Plotting code records:
——
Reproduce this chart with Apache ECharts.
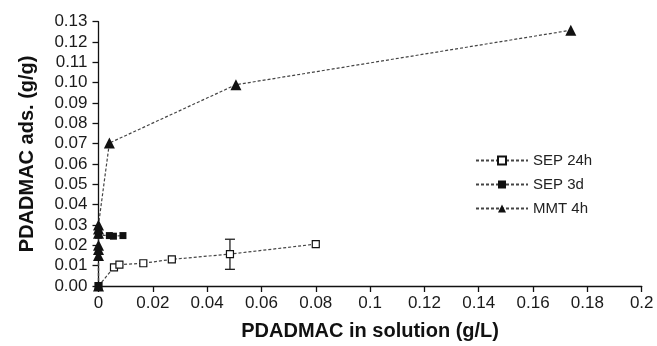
<!DOCTYPE html>
<html>
<head>
<meta charset="utf-8">
<script src="https://cdn.jsdelivr.net/npm/echarts@6/dist/echarts.min.js"></script>
<style>
  html, body { margin: 0; padding: 0; background: #fff; }
  #chart { width: 657px; height: 346px; }
</style>
</head>
<body>
<div id="chart"></div>
<script>
// 資料 (x: PDADMAC in solution g/L, y: ads. g/g)
const sep24hX = [0, 0.0057, 0.0077, 0.0165, 0.027, 0.0484, 0.080];
const sep24hY = [0, 0.0092, 0.0105, 0.0112, 0.0131, 0.0157, 0.0206];
// 誤差棒 [x, low, high]
const sep24hErr = [[0.0484, 0.0082, 0.0230]];

const sep3dX = [0, 0, 0.004, 0.0055, 0.009];
const sep3dY = [0, 0.025, 0.0248, 0.0245, 0.0248];

const mmt4hX = [0, 0, 0, 0, 0, 0, 0, 0.004, 0.0506, 0.1739];
const mmt4hY = [0, 0.015, 0.018, 0.020, 0.026, 0.028, 0.030, 0.0703, 0.099, 0.1258];

const zip = (xs, ys) => xs.map((x, i) => [x, ys[i]]);

const font = '"Liberation Sans", Arial, Helvetica, sans-serif';
const lineDash = { color: '#444', width: 1.2, type: [3, 2] };

const chart = echarts.init(document.getElementById('chart'));

chart.setOption({
  backgroundColor: '#fff',
  animation: false,
  textStyle: { fontFamily: font },
  grid: { left: 98.5, right: 15.3, top: 21.7, bottom: 60 },
  legend: {
    orient: 'vertical',
    left: 470,
    top: 148,
    itemWidth: 52,
    itemHeight: 10,
    itemGap: 9,
    textStyle: { fontSize: 15, color: '#222', fontFamily: font },
    data: ['SEP 24h', 'SEP 3d', 'MMT 4h']
  },
  xAxis: {
    type: 'value',
    min: 0,
    max: 0.2,
    interval: 0.02,
    name: 'PDADMAC in solution (g/L)',
    nameLocation: 'middle',
    nameGap: 35,
    nameTextStyle: { fontSize: 20, fontWeight: 'bold', color: '#111', fontFamily: font },
    axisLine: { lineStyle: { color: '#111', width: 1.3 } },
    axisTick: { length: 6, lineStyle: { color: '#111', width: 1.3 } },
    axisLabel: { fontSize: 17, color: '#1a1a1a', margin: 9, fontFamily: font },
    splitLine: { show: false }
  },
  yAxis: {
    type: 'value',
    min: 0,
    max: 0.13,
    interval: 0.01,
    name: 'PDADMAC ads. (g/g)',
    nameLocation: 'middle',
    nameGap: 61,
    nameTextStyle: { fontSize: 20, fontWeight: 'bold', color: '#111', fontFamily: font },
    axisLine: { show: true, lineStyle: { color: '#111', width: 1.3 } },
    axisTick: { show: true, length: 6, lineStyle: { color: '#111', width: 1.3 } },
    axisLabel: { fontSize: 17, color: '#1a1a1a', margin: 11, fontFamily: font,
      formatter: v => v.toFixed(2) },
    splitLine: { show: false }
  },
  series: [
    {
      name: 'SEP 24h',
      type: 'line',
      data: zip(sep24hX, sep24hY),
      symbol: 'rect',
      symbolSize: 7,
      itemStyle: { color: '#fff', borderColor: '#111', borderWidth: 1.2 },
      lineStyle: lineDash,
      z: 3
    },
    {
      name: 'SEP 24h',
      type: 'custom',
      data: sep24hErr,
      renderItem: (params, api) => {
        const x = api.value(0);
        const lo = api.coord([x, api.value(1)]);
        const hi = api.coord([x, api.value(2)]);
        const cap = 5;
        const style = { stroke: '#222', lineWidth: 1.3 };
        return {
          type: 'group',
          children: [
            { type: 'line', shape: { x1: lo[0], y1: lo[1], x2: hi[0], y2: hi[1] }, style },
            { type: 'line', shape: { x1: lo[0] - cap, y1: lo[1], x2: lo[0] + cap, y2: lo[1] }, style },
            { type: 'line', shape: { x1: hi[0] - cap, y1: hi[1], x2: hi[0] + cap, y2: hi[1] }, style }
          ]
        };
      },
      z: 2
    },
    {
      name: 'SEP 3d',
      type: 'line',
      data: zip(sep3dX, sep3dY),
      symbol: 'rect',
      symbolSize: 7,
      itemStyle: { color: '#111' },
      lineStyle: lineDash,
      z: 3
    },
    {
      name: 'MMT 4h',
      type: 'line',
      data: zip(mmt4hX, mmt4hY),
      symbol: 'triangle',
      symbolSize: 11,
      itemStyle: { color: '#111' },
      lineStyle: lineDash,
      z: 3
    }
  ]
});
</script>
</body>
</html>
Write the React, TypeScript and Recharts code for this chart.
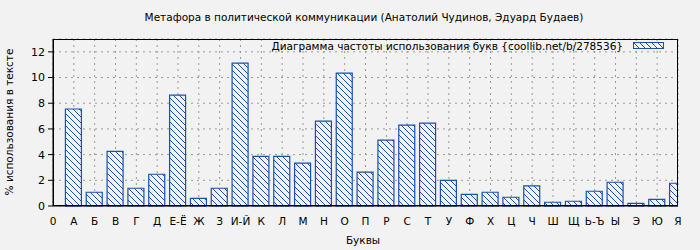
import React from 'react';
import { BarChart, Bar, XAxis, YAxis, CartesianGrid } from 'recharts';

const LETTERS = ['0', 'А', 'Б', 'В', 'Г', 'Д', 'Е-Ё', 'Ж', 'З', 'И-Й', 'К', 'Л', 'М', 'Н', 'О', 'П', 'Р', 'С', 'Т', 'У', 'Ф', 'Х', 'Ц', 'Ч', 'Ш', 'Щ', 'Ь-Ъ', 'Ы', 'Э', 'Ю', 'Я'];
const PERCENTS = [7.55, 1.07, 4.26, 1.38, 2.47, 8.63, 0.6, 1.38, 11.12, 3.87, 3.87, 3.33, 6.6, 10.34, 2.63, 5.13, 6.3, 6.45, 2.0, 0.91, 1.07, 0.68, 1.56, 0.29, 0.37, 1.15, 1.85, 0.21, 0.52, 1.77];
const Y_TICKS = [0, 2, 4, 6, 8, 10, 12];

const TITLE = 'Метафора в политической коммуникации (Анатолий Чудинов, Эдуард Будаев)';
const LEGEND_TEXT = 'Диаграмма частоты использования букв {coollib.net/b/278536}';

const BLUE = '#1a4fb5';
const FONT = '"DejaVu Sans", sans-serif';
const FS = 10.5;

const data = PERCENTS.map((value, i) => ({ x: i + 1, value }));
const xTicks = LETTERS.map((_, i) => i);

export default function App() {
  return (
    <div style={{ position: 'relative', width: 700, height: 250, background: '#f2f2f2', fontFamily: FONT }}>
      <style>{'body{margin:0}'}</style>
      <div style={{ position: 'absolute', top: 11, left: 0, width: 728, textAlign: 'center', fontSize: FS, color: '#000' }}>
        {TITLE}
      </div>
      <BarChart width={700} height={250} data={data} margin={{ top: 39, right: 22, left: 23, bottom: 24 }}>
        <defs>
          <pattern id="hatch" patternUnits="userSpaceOnUse" width={6} height={6}>
            <rect width={6} height={6} fill="#f2f2f2" />
            <path d="M0,0 L6,6 M-1,5 L1,7 M5,-1 L7,1" stroke={BLUE} strokeWidth={1} />
          </pattern>
        </defs>
        <CartesianGrid stroke="#999" strokeDasharray="2 4" />
        <XAxis
          type="number"
          dataKey="x"
          domain={[0, 30]}
          ticks={xTicks}
          interval={0}
          allowDataOverflow
          height={20}
          tickLine={false}
          axisLine={{ stroke: '#000' }}
          tickMargin={6}
          tick={{ fontSize: FS, fill: '#000', fontFamily: FONT }}
          tickFormatter={(v: number) => LETTERS[v]}
        />
        <YAxis
          domain={[0, 13]}
          ticks={Y_TICKS}
          width={30}
          tickSize={5}
          tickMargin={3}
          tickLine={{ stroke: '#000' }}
          axisLine={{ stroke: '#000' }}
          tick={{ fontSize: FS + 0.5, fill: '#000', fontFamily: FONT }}
        />
        <YAxis
          yAxisId="right"
          orientation="right"
          domain={[0, 13]}
          ticks={Y_TICKS}
          width={0}
          tickSize={-4}
          tickLine={{ stroke: '#000' }}
          axisLine={{ stroke: '#000' }}
          tickFormatter={() => ''}
        />
        <Bar dataKey="value" barSize={16} fill="url(#hatch)" stroke={BLUE} strokeWidth={1.2} isAnimationActive={false} />
      </BarChart>
      <div style={{ position: 'absolute', left: 53, top: 39, width: 625, height: 167, border: '1px solid #000', boxSizing: 'border-box', pointerEvents: 'none' }} />
      <div style={{ position: 'absolute', right: 35, top: 40, display: 'flex', alignItems: 'center', fontSize: FS, color: '#000' }}>
        <span>{LEGEND_TEXT}</span>
        <svg width={32} height={8} style={{ marginLeft: 10 }}>
          <rect x={0.5} y={0.5} width={30} height={6} fill="url(#hatch)" stroke={BLUE} strokeWidth={1} />
        </svg>
      </div>
      <div style={{ position: 'absolute', left: 9, top: 122, transform: 'translate(-50%, -50%) rotate(-90deg)', whiteSpace: 'nowrap', fontSize: FS, color: '#000' }}>
        % использования в тексте
      </div>
      <div style={{ position: 'absolute', top: 234, left: 0, width: 726, textAlign: 'center', fontSize: FS, color: '#000' }}>
        Буквы
      </div>
    </div>
  );
}
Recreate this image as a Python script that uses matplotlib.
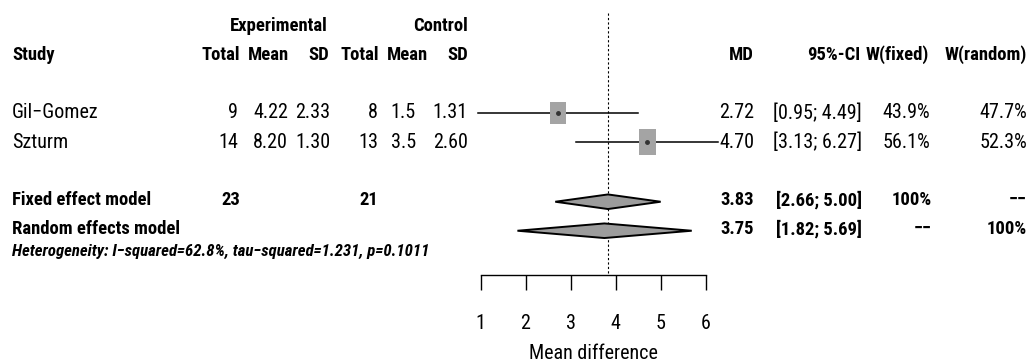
import matplotlib
matplotlib.use("Agg")
import numpy as np
from matplotlib import pyplot as plt
from matplotlib import font_manager
from matplotlib.patches import Rectangle, Polygon

# study data
studies = ["Gil\u2212Gomez", "Szturm"]
exp_n = [9, 14]
exp_mean = ["4.22", "8.20"]
exp_sd = ["2.33", "1.30"]
ctl_n = [8, 13]
ctl_mean = ["1.5", "3.5"]
ctl_sd = ["1.31", "2.60"]
md = [2.72, 4.70]
ci_lo = [0.95, 3.13]
ci_hi = [4.49, 6.27]
w_fixed = [43.9, 56.1]
w_random = [47.7, 52.3]

# pooled results
models = ["Fixed effect model", "Random effects model"]
pooled_md = [3.83, 3.75]
pooled_lo = [2.66, 1.82]
pooled_hi = [5.00, 5.69]
pooled_wf = ["100%", "\u2212\u2212"]
pooled_wr = ["\u2212\u2212", "100%"]
total_exp = 23
total_ctl = 21
hetero = "Heterogeneity: I\u2212squared=62.8%, tau\u2212squared=1.231, p=0.1011"
xticks = [1, 2, 3, 4, 5, 6]

# condensed sans with bold + italic if installed, else Liberation Sans made smaller
names = {f.name for f in font_manager.fontManager.ttflist}
if "Roboto Condensed" in names:
    fam, scale = "Roboto Condensed", 1.0
else:
    fam, scale = "Liberation Sans", 0.82
plt.rcParams['font.family'] = [fam, 'DejaVu Sans']
fs = 14.5 * scale
fs_bold = 13.4 * scale
fs_small = 12.1 * scale

W, H = 1035, 364
fig = plt.figure(figsize=(W / 100, H / 100), dpi=100)
ax = fig.add_axes([0, 0, 1, 1])

# layout: x=1 at px 480.5, 45.04 px per unit; rows 29 px apart
unit = 45.04
x0px = 480.5
ax.set_xlim(1 - x0px / unit, 1 + (W - x0px) / unit)
ax.set_ylim((H - 26) / 29, -26 / 29)


def px2x(px):
    return 1 + (px - x0px) / unit


row_head0 = 0
row_head = 1
rows = [3, 4]
row_fixed = 6
row_random = 7
row_het = 7.77
axis_row = (275 - 26) / 29

bold = dict(fontsize=fs_bold, fontweight='bold', va='center')
reg = dict(fontsize=fs, va='center')

# headers
ax.text(px2x(328), row_head0, "Experimental", ha='right', **bold)
ax.text(px2x(468), row_head0, "Control", ha='right', **bold)
ax.text(px2x(12), row_head, "Study", ha='left', **bold)
for txt, px in [("Total", 240), ("Mean", 289), ("SD", 329), ("Total", 379),
                ("Mean", 428), ("SD", 468), ("MD", 754), ("95%-CI", 860),
                ("W(fixed)", 929), ("W(random)", 1027)]:
    ax.text(px2x(px), row_head, txt, ha='right', **bold)

# study rows
for i, r in enumerate(rows):
    ax.text(px2x(12), r, studies[i], ha='left', **reg)
    ax.text(px2x(238), r, str(exp_n[i]), ha='right', **reg)
    ax.text(px2x(288), r, exp_mean[i], ha='right', **reg)
    ax.text(px2x(330), r, exp_sd[i], ha='right', **reg)
    ax.text(px2x(378), r, str(ctl_n[i]), ha='right', **reg)
    ax.text(px2x(416), r, ctl_mean[i], ha='right', **reg)
    ax.text(px2x(468), r, ctl_sd[i], ha='right', **reg)
    ax.text(px2x(754), r, f"{md[i]:.2f}", ha='right', **reg)
    ax.text(px2x(862), r, f"[{ci_lo[i]:.2f}; {ci_hi[i]:.2f}]", ha='right', **reg)
    ax.text(px2x(930), r, f"{w_fixed[i]:.1f}%", ha='right', **reg)
    ax.text(px2x(1027), r, f"{w_random[i]:.1f}%", ha='right', **reg)

    # CI line and weighted square
    ax.plot([ci_lo[i], ci_hi[i]], [r, r], color='black', lw=1.1, zorder=3)
    bw = 2.3 * np.sqrt(w_fixed[i]) / unit
    bh = 3.4 * np.sqrt(w_fixed[i]) / 29
    ax.add_patch(Rectangle((md[i] - bw / 2, r - bh / 2), bw, bh,
                           facecolor='#a4a4a4', edgecolor='none', zorder=4))
    ax.plot([md[i]], [r], marker='o', ms=2.5, color='#333333', zorder=5)

# pooled rows
for j, r in enumerate([row_fixed, row_random]):
    ax.text(px2x(12), r, models[j], ha='left', **bold)
    ax.text(px2x(754), r, f"{pooled_md[j]:.2f}", ha='right', **bold)
    ax.text(px2x(862), r, f"[{pooled_lo[j]:.2f}; {pooled_hi[j]:.2f}]", ha='right', **bold)
    ax.text(px2x(932), r, pooled_wf[j], ha='right', **bold)
    ax.text(px2x(1027), r, pooled_wr[j], ha='right', **bold)
    hh = 7.3 / 29
    yc = r + 0.06
    ax.add_patch(Polygon([(pooled_lo[j], yc), (pooled_md[j], yc - hh),
                          (pooled_hi[j], yc), (pooled_md[j], yc + hh)],
                         closed=True, facecolor='#9c9c9c', edgecolor='black',
                         lw=1.4, zorder=4))

ax.text(px2x(240), row_fixed, str(total_exp), ha='right', **bold)
ax.text(px2x(378), row_fixed, str(total_ctl), ha='right', **bold)
ax.text(px2x(12), row_het, hetero, ha='left', fontsize=fs_small,
        fontweight='bold', fontstyle='italic', va='center')

# fixed effect reference line
ax.plot([pooled_md[0], pooled_md[0]], [-0.45, axis_row], color='black',
        lw=0.8, ls=(0, (2, 2)), zorder=2)

# x axis
for s in ['top', 'left', 'right']:
    ax.spines[s].set_visible(False)
ax.spines['bottom'].set_position(('data', axis_row))
ax.spines['bottom'].set_bounds(xticks[0], xticks[-1])
ax.spines['bottom'].set_linewidth(1.0)
ax.set_xticks(xticks)
ax.set_xticklabels([str(t) for t in xticks])
ax.set_yticks([])
ax.tick_params(axis='x', direction='out', length=10.8, width=1.0,
               labelsize=fs, pad=17)
ax.text(3.5, (353 - 26) / 29, "Mean difference", ha='center', va='center',
        fontsize=fs)

fig.savefig("out.png", dpi=100)
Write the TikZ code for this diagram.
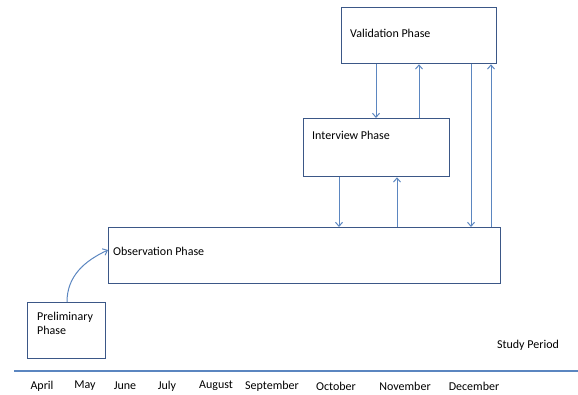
——
# Your task
Leaving the pictures out, write out exactly the lines from the line containing "Recreate this image" through the line containing "reg = dict(fontsize=fs, va='center')", both included.

# Correct response
Recreate this image as a Python script that uses matplotlib.
import matplotlib
matplotlib.use("Agg")
import numpy as np
from matplotlib import pyplot as plt
from matplotlib import font_manager
from matplotlib.patches import Rectangle, Polygon

# study data
studies = ["Gil\u2212Gomez", "Szturm"]
exp_n = [9, 14]
exp_mean = ["4.22", "8.20"]
exp_sd = ["2.33", "1.30"]
ctl_n = [8, 13]
ctl_mean = ["1.5", "3.5"]
ctl_sd = ["1.31", "2.60"]
md = [2.72, 4.70]
ci_lo = [0.95, 3.13]
ci_hi = [4.49, 6.27]
w_fixed = [43.9, 56.1]
w_random = [47.7, 52.3]

# pooled results
models = ["Fixed effect model", "Random effects model"]
pooled_md = [3.83, 3.75]
pooled_lo = [2.66, 1.82]
pooled_hi = [5.00, 5.69]
pooled_wf = ["100%", "\u2212\u2212"]
pooled_wr = ["\u2212\u2212", "100%"]
total_exp = 23
total_ctl = 21
hetero = "Heterogeneity: I\u2212squared=62.8%, tau\u2212squared=1.231, p=0.1011"
xticks = [1, 2, 3, 4, 5, 6]

# condensed sans with bold + italic if installed, else Liberation Sans made smaller
names = {f.name for f in font_manager.fontManager.ttflist}
if "Roboto Condensed" in names:
    fam, scale = "Roboto Condensed", 1.0
else:
    fam, scale = "Liberation Sans", 0.82
plt.rcParams['font.family'] = [fam, 'DejaVu Sans']
fs = 14.5 * scale
fs_bold = 13.4 * scale
fs_small = 12.1 * scale

W, H = 1035, 364
fig = plt.figure(figsize=(W / 100, H / 100), dpi=100)
ax = fig.add_axes([0, 0, 1, 1])

# layout: x=1 at px 480.5, 45.04 px per unit; rows 29 px apart
unit = 45.04
x0px = 480.5
ax.set_xlim(1 - x0px / unit, 1 + (W - x0px) / unit)
ax.set_ylim((H - 26) / 29, -26 / 29)


def px2x(px):
    return 1 + (px - x0px) / unit


row_head0 = 0
row_head = 1
rows = [3, 4]
row_fixed = 6
row_random = 7
row_het = 7.77
axis_row = (275 - 26) / 29

bold = dict(fontsize=fs_bold, fontweight='bold', va='center')
reg = dict(fontsize=fs, va='center')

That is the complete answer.